The EU, at least, appears ready to put its money where its mouth is, committing roughly $1 billion to an international fund to protect and sustain forests, a portion of which will go to protect the Congo Basin, the second-largest rain forest on Earth. Indonesia and Brazil are wild cards in the quest to end deforestation by 2030, however. Indonesia’s environment minister Siti Nurbaya Bakar backed away from the document, labeling it “inappropriate and unfair.” Satellite monitoring indicates that deforestation continues to accelerate in Brazil, increasing nearly 5 percent in October compared to the same period in 2020.
For many, the real leader of COP26 was Simon Kofe, the minister for justice, communication and foreign affairs of Tuvalu, a nine-island Pacific Ocean nation and an AOSIS member.
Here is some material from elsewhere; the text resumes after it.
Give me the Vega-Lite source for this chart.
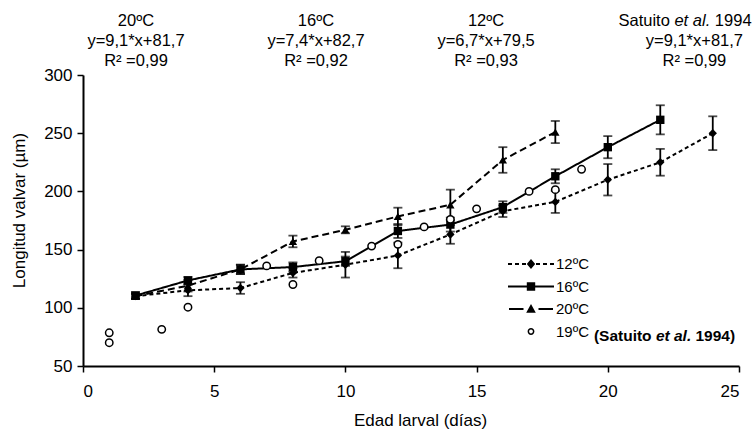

While standing in knee-deep Pacific Ocean waters to dramatize his country’s crisis, he delivered a visually arresting recorded statement to the conference imploring the world to act. Thousands of Tuvaluans have already moved to New Zealand, and plans to relocate some of the remaining 10,000 people and retain some degree of territorial integrity are in progress. Kofe’s statement this week got scant coverage. Asked for his views on COP26 outcomes, Kofe noted that he would have liked to have seen “bigger countries take bigger cuts in emissions” and singled out Australia’s declaration to keep mining coal.
“I see it as a dilemma that Australia and other countries face,” he said. “You have your immediate economic interests that you have on one hand and then you have the well-being of the world.”